Excitonic Absorption Signatures of Twisted Bilayer WSe$_{2}$ by Electron Energy-Loss Spectroscopy

Moir\'{e} twist angle underpins the interlayer interaction of excitons in twisted van der Waals hetero- and homo-structures. The influence of twist angle on the excitonic absorption of twisted bilayer tungsten diselenide (WSe$_{2}$) has been investigated using electron energy-loss spectroscopy. Atomic-resolution imaging by scanning transmission electron microscopy was used to determine key structural parameters, including the nanoscale measurement of the relative twist angle and stacking order. Detailed spectral analysis revealed a pronounced blueshift in the high-energy excitonic peak C with increasing twist angle, up to 200 meV when compared to the AA$^{\prime}$ stacking. The experimental findings have been discussed relative to first-principle calculations of the dielectric response of the AA$^{\prime}$ stacked bilayer WSe$_{2}$ as compared to monolayer WSe$_{2}$ by employing the \textit{GW} plus Bethe-Salpeter equation (BSE) approaches, resolving the origin of higher energy spectral features from ensembles of excitonic transitions, and thus any discrepancies between previous calculations.
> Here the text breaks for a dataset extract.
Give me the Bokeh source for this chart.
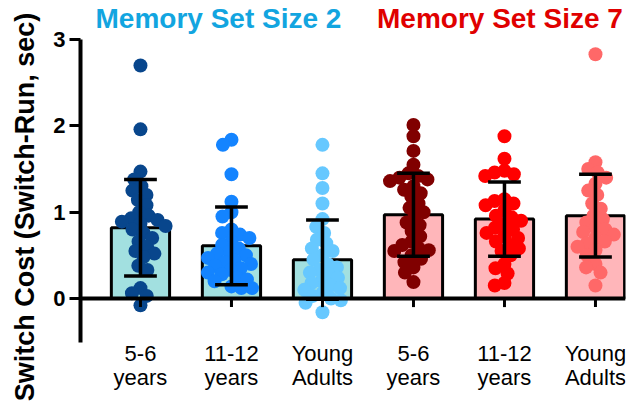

Furthermore, the electronic structure of moir\'{e} supercells spanning twist angles of $\sim$9.5-46.5$^{\circ}$ calculated by density functional theory (DFT) were unfolded, showing an uplifting of the conduction band minimum near the $Q$ point and minimal change in the upper valence band concurrently. The combined experiment/theory investigation provides valuable insight into the physical origins of high-energy absorption resonances in twisted bilayers, which enables to track the evolution of interlayer coupling from tuning of the exciton C transitions by absorption spectroscopy.